Thu, Sep 24, 2020

Mountaineer plant is first to capture and store CO2 onsite

This rooftop view of AEP’s Mountaineer plant in West Virginia shows the precipitator (at far left) that removes particulate matter. At the base of the stack, is the flue gas desulphurization unit (scrubber). At right is the base of the cooling tower. Photo courtesy American Electric Power
This rooftop view of AEP’s Mountaineer plant in West Virginia shows the precipitator (at far left) that removes particulate matter. At the base of the stack, is the flue gas desulphurization unit (scrubber). At right is the base of the cooling tower. Photo courtesy American Electric Power
IBB Projects  | 
the Boilermaker Reporter

LAST SEPTEMBER, AMERICAN Electric Power’s (AEP’s) Mountaineer power plant in New Haven, W.Va., began doing something no other plant in the world has ever done. It began capturing carbon dioxide (CO2) from a slipstream of exhaust flue gas and pumping it deep underground below the plant for permanent storage in a saline formation.
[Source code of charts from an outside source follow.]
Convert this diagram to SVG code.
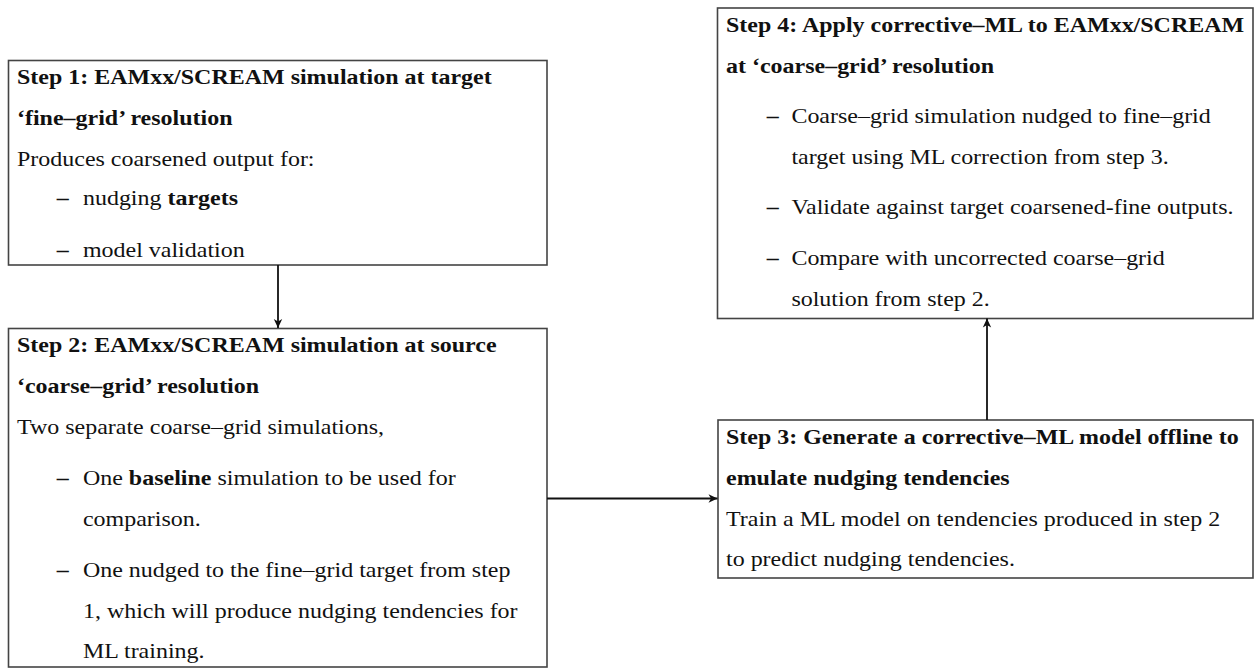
<svg xmlns="http://www.w3.org/2000/svg" width="1254" height="669" viewBox="0 0 1254 669">
<defs>
<style>
.box{fill:#ffffff;stroke:#444444;stroke-width:1.6}
.t{font-family:"Liberation Serif","Times New Roman",serif;font-size:22px;fill:#111111}
.b{font-weight:bold}
.conn{stroke:#111111;stroke-width:1.8;fill:none}
</style>
<marker id="arr" markerUnits="userSpaceOnUse" viewBox="-10 -5 11 10" refX="0" refY="0" markerWidth="11" markerHeight="10" orient="auto">
<path d="M0,0 L-9,-4.2 L-6.5,0 L-9,4.2 Z" fill="#111111"/>
</marker>
</defs>
<rect width="1254" height="669" fill="#ffffff"/>

<g id="step1">
<rect class="box" x="8.5" y="60.5" width="538.5" height="204.5"/>
<g transform="translate(17,0) scale(1.09,1)">
<text class="t b" x="0" y="84">Step 1: EAMxx/SCREAM simulation at target</text>
<text class="t b" x="0" y="125">‘fine–grid’ resolution</text>
<text class="t" x="0" y="166">Produces coarsened output for:</text>
<text class="t" y="205"><tspan class="b" x="36.5">–</tspan><tspan x="60.5">nudging </tspan><tspan class="b">targets</tspan></text>
<text class="t" y="257"><tspan class="b" x="36.5">–</tspan><tspan x="60.5">model validation</tspan></text>
</g>
</g>

<g id="step2">
<rect class="box" x="8.5" y="328.5" width="538.5" height="338.5"/>
<g transform="translate(17,0) scale(1.09,1)">
<text class="t b" x="0" y="352">Step 2: EAMxx/SCREAM simulation at source</text>
<text class="t b" x="0" y="393">‘coarse–grid’ resolution</text>
<text class="t" x="0" y="434">Two separate coarse–grid simulations,</text>
<text class="t" y="485"><tspan class="b" x="36.5">–</tspan><tspan x="60.5">One </tspan><tspan class="b">baseline</tspan><tspan> simulation to be used for</tspan></text>
<text class="t" x="60.5" y="526">comparison.</text>
<text class="t" y="577"><tspan class="b" x="36.5">–</tspan><tspan x="60.5">One nudged to the fine–grid target from step</tspan></text>
<text class="t" x="60.5" y="618">1, which will produce nudging tendencies for</text>
<text class="t" x="60.5" y="658">ML training.</text>
</g>
</g>

<g id="step3">
<rect class="box" x="718" y="420" width="535" height="158"/>
<g transform="translate(726,0) scale(1.09,1)">
<text class="t b" x="0" y="444">Step 3: Generate a corrective–ML model offline to</text>
<text class="t b" x="0" y="485">emulate nudging tendencies</text>
<text class="t" x="0" y="526">Train a ML model on tendencies produced in step 2</text>
<text class="t" x="0" y="566">to predict nudging tendencies.</text>
</g>
</g>

<g id="step4">
<rect class="box" x="717.5" y="8" width="535.5" height="310.5"/>
<g transform="translate(726,0) scale(1.09,1)">
<text class="t b" x="0" y="32">Step 4: Apply corrective–ML to EAMxx/SCREAM</text>
<text class="t b" x="0" y="73">at ‘coarse–grid’ resolution</text>
<text class="t" y="123"><tspan class="b" x="37.5">–</tspan><tspan x="60">Coarse–grid simulation nudged to fine–grid</tspan></text>
<text class="t" x="60" y="164">target using ML correction from step 3.</text>
<text class="t" y="214"><tspan class="b" x="37.5">–</tspan><tspan x="60">Validate against target coarsened-fine outputs.</tspan></text>
<text class="t" y="265"><tspan class="b" x="37.5">–</tspan><tspan x="60">Compare with uncorrected coarse–grid</tspan></text>
<text class="t" x="60" y="306">solution from step 2.</text>
</g>
</g>

<g id="connectors">
<line class="conn" x1="278" y1="265" x2="278" y2="328" marker-end="url(#arr)"/>
<line class="conn" x1="547" y1="498.5" x2="717.5" y2="498.5" marker-end="url(#arr)"/>
<line class="conn" x1="987" y1="420" x2="987" y2="318.5" marker-end="url(#arr)"/>
</g>
</svg>
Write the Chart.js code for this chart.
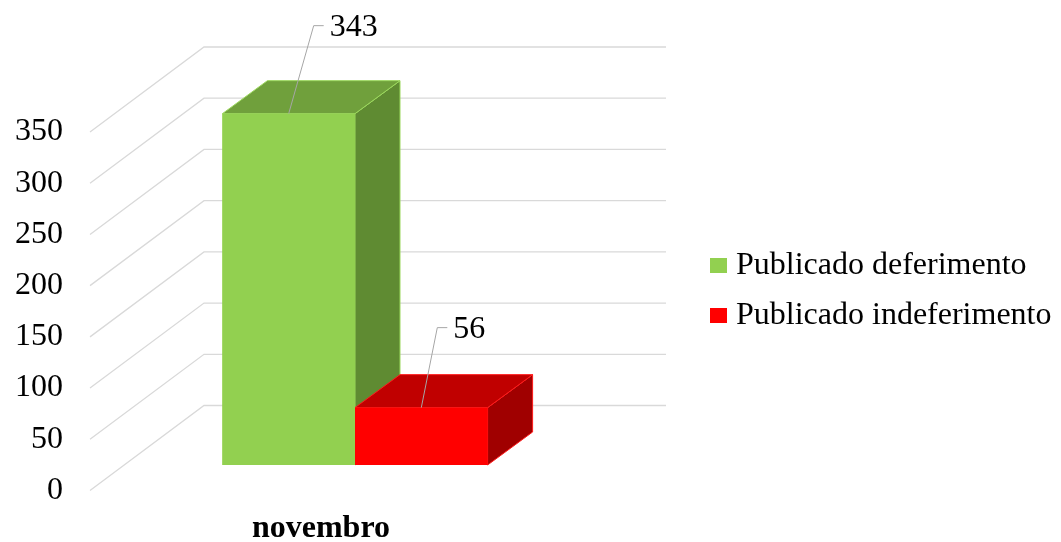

The validation project required retrofitting an advanced chilled ammonia system to the existing coal-fired plant — work performed by members of Local 667 (Charleston, W.Va.) and other building trades.

Initial results of the pilot validation project have been so successful that in December 2009, the Department of Energy awarded a $334 million grant to AEP to bring the project to commercial scale (the total cost to do so is estimated at over $670 million).